> [THE PROBLEM]:
Render the material again word for word, skipping the pictures in it.

> [STORED DATA]:

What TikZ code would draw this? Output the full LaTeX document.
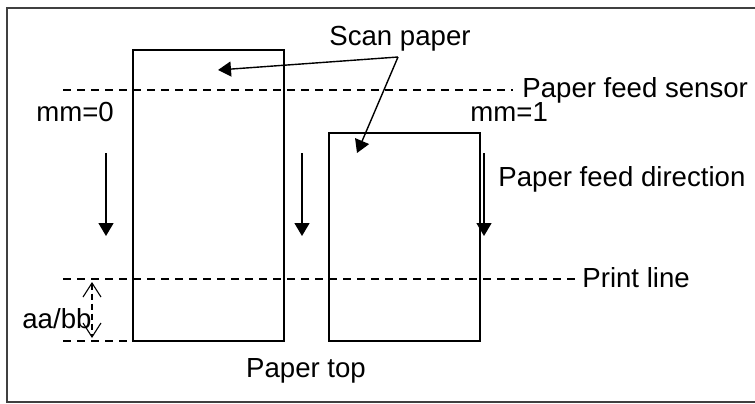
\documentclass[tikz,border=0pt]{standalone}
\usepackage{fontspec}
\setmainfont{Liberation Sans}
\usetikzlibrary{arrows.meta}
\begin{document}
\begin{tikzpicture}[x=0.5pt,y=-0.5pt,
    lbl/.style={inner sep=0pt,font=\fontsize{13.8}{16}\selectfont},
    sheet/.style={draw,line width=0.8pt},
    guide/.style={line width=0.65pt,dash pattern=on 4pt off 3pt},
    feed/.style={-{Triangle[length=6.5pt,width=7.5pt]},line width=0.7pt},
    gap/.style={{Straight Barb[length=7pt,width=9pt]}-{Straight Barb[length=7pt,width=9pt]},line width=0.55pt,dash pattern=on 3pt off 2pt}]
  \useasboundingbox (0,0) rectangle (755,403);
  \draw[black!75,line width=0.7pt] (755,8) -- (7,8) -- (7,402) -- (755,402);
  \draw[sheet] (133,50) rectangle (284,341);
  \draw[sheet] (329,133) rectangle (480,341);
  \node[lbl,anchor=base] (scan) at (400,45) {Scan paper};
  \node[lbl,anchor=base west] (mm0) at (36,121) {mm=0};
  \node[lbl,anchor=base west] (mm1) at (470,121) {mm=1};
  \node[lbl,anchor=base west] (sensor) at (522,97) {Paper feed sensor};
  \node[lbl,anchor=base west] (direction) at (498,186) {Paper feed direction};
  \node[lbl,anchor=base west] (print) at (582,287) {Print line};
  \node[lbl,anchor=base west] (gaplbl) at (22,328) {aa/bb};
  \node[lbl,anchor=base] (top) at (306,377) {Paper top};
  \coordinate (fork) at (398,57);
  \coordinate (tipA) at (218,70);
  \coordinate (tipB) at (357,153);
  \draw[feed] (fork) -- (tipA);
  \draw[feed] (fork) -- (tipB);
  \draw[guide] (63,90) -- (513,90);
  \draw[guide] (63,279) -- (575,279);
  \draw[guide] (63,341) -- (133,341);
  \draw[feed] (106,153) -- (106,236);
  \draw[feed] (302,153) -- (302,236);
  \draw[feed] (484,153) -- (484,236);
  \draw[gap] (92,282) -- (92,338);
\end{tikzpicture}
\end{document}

> [OUTPUT FOR THIS TASK]:
What TikZ code would draw this? Output the full LaTeX document.
\documentclass[tikz,border=0pt]{standalone}
\usepackage{fontspec}
\setmainfont{Liberation Sans}
\usetikzlibrary{arrows.meta}
\begin{document}
\begin{tikzpicture}[x=0.5pt,y=-0.5pt,
    lbl/.style={inner sep=0pt,font=\fontsize{13.8}{16}\selectfont},
    sheet/.style={draw,line width=0.8pt},
    guide/.style={line width=0.65pt,dash pattern=on 4pt off 3pt},
    feed/.style={-{Triangle[length=6.5pt,width=7.5pt]},line width=0.7pt},
    gap/.style={{Straight Barb[length=7pt,width=9pt]}-{Straight Barb[length=7pt,width=9pt]},line width=0.55pt,dash pattern=on 3pt off 2pt}]
  \useasboundingbox (0,0) rectangle (755,403);
  \draw[black!75,line width=0.7pt] (755,8) -- (7,8) -- (7,402) -- (755,402);
  \draw[sheet] (133,50) rectangle (284,341);
  \draw[sheet] (329,133) rectangle (480,341);
  \node[lbl,anchor=base] (scan) at (400,45) {Scan paper};
  \node[lbl,anchor=base west] (mm0) at (36,121) {mm=0};
  \node[lbl,anchor=base west] (mm1) at (470,121) {mm=1};
  \node[lbl,anchor=base west] (sensor) at (522,97) {Paper feed sensor};
  \node[lbl,anchor=base west] (direction) at (498,186) {Paper feed direction};
  \node[lbl,anchor=base west] (print) at (582,287) {Print line};
  \node[lbl,anchor=base west] (gaplbl) at (22,328) {aa/bb};
  \node[lbl,anchor=base] (top) at (306,377) {Paper top};
  \coordinate (fork) at (398,57);
  \coordinate (tipA) at (218,70);
  \coordinate (tipB) at (357,153);
  \draw[feed] (fork) -- (tipA);
  \draw[feed] (fork) -- (tipB);
  \draw[guide] (63,90) -- (513,90);
  \draw[guide] (63,279) -- (575,279);
  \draw[guide] (63,341) -- (133,341);
  \draw[feed] (106,153) -- (106,236);
  \draw[feed] (302,153) -- (302,236);
  \draw[feed] (484,153) -- (484,236);
  \draw[gap] (92,282) -- (92,338);
\end{tikzpicture}
\end{document}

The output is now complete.